■ **TASK TO CARRY OUT**:
Show all lines that include the string "this"; copy each one.
──────────────────────────────
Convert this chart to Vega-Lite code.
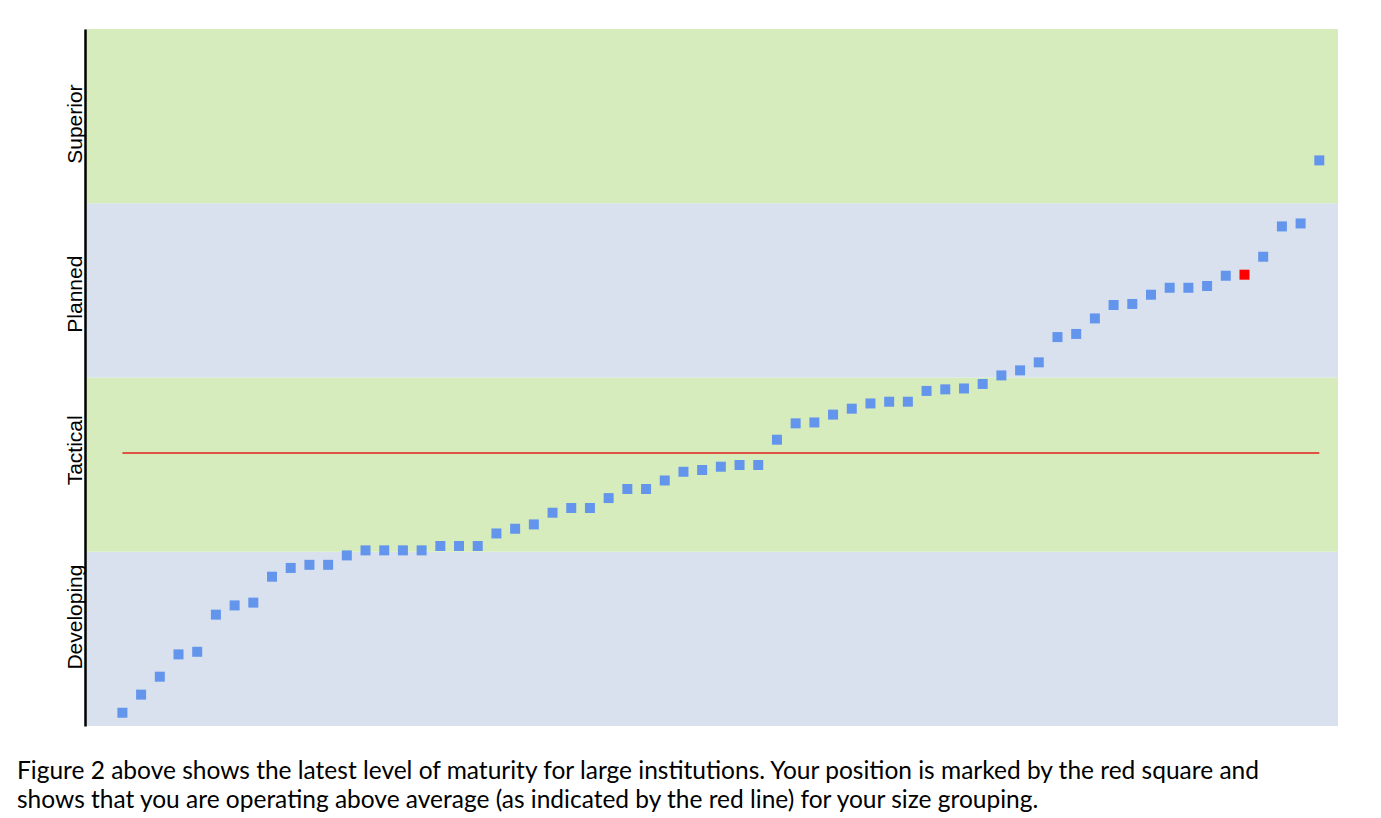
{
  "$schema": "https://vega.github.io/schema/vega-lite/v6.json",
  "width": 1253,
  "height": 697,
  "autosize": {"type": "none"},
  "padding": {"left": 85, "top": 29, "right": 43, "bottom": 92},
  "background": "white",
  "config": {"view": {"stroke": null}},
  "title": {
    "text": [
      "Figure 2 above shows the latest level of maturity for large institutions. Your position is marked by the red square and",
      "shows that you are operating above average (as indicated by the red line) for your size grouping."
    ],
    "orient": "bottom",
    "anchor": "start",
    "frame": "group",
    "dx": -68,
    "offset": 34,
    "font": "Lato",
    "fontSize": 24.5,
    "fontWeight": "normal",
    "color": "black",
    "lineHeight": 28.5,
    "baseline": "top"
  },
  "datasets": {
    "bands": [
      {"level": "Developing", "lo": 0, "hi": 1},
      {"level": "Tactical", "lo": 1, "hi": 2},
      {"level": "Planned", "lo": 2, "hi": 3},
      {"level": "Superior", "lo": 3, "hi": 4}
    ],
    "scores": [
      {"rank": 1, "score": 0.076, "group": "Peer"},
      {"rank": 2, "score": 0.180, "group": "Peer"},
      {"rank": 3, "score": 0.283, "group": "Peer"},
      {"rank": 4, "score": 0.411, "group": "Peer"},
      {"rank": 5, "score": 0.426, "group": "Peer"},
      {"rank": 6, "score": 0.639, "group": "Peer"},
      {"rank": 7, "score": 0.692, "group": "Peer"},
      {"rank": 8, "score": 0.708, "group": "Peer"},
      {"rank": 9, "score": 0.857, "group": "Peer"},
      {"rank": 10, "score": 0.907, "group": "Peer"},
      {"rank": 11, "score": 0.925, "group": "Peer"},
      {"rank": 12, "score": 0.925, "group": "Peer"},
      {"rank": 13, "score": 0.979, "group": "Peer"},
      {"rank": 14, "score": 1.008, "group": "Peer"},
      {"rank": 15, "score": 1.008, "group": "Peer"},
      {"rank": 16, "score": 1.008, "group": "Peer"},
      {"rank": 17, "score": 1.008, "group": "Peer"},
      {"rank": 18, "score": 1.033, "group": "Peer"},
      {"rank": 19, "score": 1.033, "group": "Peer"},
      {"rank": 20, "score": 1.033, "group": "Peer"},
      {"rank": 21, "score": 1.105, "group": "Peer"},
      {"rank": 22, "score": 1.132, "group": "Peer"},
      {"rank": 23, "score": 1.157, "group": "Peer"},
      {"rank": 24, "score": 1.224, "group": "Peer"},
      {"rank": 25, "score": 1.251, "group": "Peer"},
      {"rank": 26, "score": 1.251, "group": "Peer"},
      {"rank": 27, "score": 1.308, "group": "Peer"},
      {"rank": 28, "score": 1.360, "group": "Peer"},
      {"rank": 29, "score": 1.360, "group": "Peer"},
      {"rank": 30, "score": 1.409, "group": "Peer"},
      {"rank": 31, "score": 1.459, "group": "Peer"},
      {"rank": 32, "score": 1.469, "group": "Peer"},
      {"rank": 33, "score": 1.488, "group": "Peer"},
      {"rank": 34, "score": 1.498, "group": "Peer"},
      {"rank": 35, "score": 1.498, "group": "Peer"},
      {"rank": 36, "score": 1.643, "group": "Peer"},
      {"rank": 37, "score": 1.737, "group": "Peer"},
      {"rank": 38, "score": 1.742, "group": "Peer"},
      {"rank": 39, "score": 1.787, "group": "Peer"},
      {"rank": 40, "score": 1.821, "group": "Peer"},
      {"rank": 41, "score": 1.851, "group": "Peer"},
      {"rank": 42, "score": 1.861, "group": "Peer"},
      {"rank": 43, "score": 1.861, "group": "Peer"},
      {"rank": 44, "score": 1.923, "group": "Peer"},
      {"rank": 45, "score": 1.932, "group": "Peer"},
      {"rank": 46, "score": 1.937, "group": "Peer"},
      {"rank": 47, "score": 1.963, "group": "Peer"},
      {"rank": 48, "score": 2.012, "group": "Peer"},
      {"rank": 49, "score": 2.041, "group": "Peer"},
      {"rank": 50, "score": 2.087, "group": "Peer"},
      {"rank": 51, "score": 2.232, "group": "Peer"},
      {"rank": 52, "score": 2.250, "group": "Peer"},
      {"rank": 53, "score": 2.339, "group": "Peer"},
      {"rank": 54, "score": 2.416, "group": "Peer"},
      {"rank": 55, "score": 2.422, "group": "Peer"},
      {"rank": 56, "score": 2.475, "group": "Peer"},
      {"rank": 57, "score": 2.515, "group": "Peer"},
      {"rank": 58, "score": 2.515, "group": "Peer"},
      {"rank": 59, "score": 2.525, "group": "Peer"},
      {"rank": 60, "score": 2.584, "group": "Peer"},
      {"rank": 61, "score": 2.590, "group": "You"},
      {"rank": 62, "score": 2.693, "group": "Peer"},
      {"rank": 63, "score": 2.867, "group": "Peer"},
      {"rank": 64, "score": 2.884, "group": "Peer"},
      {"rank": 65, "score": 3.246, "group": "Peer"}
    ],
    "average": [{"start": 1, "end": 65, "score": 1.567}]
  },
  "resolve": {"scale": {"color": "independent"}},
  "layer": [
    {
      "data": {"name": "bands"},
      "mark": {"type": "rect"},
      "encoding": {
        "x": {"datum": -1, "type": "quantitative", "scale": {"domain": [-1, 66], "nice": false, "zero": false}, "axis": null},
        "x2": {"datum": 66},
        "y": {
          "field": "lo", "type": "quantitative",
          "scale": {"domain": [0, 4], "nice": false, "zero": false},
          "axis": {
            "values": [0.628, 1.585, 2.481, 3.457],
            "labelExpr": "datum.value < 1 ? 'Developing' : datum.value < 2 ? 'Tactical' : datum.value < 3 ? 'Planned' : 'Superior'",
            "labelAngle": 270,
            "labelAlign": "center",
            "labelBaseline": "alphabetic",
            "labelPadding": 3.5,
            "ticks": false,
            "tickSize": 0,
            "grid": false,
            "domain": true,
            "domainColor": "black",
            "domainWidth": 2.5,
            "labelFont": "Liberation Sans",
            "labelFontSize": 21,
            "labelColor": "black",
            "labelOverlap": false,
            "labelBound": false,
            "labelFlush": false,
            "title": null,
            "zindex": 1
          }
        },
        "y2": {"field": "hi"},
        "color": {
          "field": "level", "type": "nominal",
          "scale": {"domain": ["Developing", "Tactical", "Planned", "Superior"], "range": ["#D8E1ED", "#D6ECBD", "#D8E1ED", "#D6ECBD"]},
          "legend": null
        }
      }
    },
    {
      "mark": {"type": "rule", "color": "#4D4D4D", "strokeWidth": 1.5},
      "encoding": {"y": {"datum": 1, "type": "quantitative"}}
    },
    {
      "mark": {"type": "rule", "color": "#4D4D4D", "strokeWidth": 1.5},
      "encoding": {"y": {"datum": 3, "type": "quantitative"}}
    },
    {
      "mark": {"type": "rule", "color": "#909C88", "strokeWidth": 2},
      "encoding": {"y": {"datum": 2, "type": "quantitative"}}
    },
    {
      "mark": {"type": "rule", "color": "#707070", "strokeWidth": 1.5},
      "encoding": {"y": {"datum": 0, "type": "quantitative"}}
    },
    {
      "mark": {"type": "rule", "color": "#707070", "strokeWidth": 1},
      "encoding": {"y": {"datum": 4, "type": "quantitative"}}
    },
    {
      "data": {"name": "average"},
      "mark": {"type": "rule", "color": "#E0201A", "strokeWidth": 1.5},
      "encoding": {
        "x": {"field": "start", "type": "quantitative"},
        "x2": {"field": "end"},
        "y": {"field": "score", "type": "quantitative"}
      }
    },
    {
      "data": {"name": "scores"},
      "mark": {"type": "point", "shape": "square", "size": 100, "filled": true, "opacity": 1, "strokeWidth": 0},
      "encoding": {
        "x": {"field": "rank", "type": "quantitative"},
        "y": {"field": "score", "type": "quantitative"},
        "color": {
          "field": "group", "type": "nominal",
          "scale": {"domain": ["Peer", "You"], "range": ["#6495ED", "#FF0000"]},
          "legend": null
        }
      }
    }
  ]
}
──────────────────────────────
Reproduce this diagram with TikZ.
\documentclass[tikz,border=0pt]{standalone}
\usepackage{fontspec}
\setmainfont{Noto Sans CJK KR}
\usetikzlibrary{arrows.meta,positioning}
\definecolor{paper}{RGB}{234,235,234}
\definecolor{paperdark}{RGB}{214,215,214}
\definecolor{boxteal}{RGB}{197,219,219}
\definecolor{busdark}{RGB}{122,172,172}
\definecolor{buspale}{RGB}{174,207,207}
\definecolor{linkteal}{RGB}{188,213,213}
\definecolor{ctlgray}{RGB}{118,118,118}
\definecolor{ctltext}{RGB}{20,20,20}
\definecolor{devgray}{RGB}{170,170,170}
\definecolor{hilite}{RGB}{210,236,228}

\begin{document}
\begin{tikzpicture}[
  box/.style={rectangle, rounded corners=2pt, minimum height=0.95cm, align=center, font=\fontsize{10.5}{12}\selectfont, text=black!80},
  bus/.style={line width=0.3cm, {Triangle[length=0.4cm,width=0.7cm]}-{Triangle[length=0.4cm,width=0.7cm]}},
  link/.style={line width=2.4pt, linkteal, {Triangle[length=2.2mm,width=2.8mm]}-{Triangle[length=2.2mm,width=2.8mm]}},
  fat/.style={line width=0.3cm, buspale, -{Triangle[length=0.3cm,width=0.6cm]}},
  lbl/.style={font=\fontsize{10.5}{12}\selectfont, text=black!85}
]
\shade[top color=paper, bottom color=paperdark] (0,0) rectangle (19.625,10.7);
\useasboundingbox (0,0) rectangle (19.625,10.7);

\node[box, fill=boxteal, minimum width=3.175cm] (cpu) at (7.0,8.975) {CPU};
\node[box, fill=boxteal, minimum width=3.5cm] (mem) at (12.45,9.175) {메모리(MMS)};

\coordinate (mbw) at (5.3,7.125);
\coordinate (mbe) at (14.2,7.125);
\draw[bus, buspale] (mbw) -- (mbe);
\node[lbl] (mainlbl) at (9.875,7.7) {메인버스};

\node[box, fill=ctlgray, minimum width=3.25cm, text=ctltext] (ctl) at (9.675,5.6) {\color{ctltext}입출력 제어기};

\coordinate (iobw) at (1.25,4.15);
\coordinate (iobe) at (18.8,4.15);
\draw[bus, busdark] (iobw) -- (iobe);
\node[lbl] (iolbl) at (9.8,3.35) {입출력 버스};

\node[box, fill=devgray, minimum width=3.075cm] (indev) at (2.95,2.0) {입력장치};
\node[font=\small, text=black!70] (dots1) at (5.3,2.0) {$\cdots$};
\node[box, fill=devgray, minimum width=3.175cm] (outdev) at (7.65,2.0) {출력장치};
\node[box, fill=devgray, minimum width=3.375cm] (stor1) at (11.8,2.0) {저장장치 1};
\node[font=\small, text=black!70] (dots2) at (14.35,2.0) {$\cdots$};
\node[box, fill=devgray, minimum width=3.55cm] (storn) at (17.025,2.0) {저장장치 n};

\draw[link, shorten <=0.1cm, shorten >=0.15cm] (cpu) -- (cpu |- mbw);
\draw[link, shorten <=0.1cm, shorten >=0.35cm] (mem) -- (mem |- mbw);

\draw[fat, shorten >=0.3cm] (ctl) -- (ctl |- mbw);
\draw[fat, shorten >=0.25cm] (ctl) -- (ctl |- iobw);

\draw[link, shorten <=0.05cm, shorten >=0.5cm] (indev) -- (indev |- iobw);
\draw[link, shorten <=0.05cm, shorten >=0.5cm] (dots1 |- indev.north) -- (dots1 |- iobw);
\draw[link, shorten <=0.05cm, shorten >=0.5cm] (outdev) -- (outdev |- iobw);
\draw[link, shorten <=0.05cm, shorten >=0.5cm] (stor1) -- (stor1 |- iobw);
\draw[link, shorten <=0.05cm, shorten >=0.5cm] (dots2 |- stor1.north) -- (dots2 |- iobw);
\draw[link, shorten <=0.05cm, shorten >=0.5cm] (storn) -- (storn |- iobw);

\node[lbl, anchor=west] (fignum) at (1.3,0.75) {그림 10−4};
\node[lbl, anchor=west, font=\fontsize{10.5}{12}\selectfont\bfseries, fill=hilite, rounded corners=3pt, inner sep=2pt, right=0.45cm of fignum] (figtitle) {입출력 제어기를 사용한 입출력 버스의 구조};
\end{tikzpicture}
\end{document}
──────────────────────────────
■ **COMPLETED EXERCISE**:
Convert this chart to Vega-Lite code.
Reproduce this diagram with TikZ.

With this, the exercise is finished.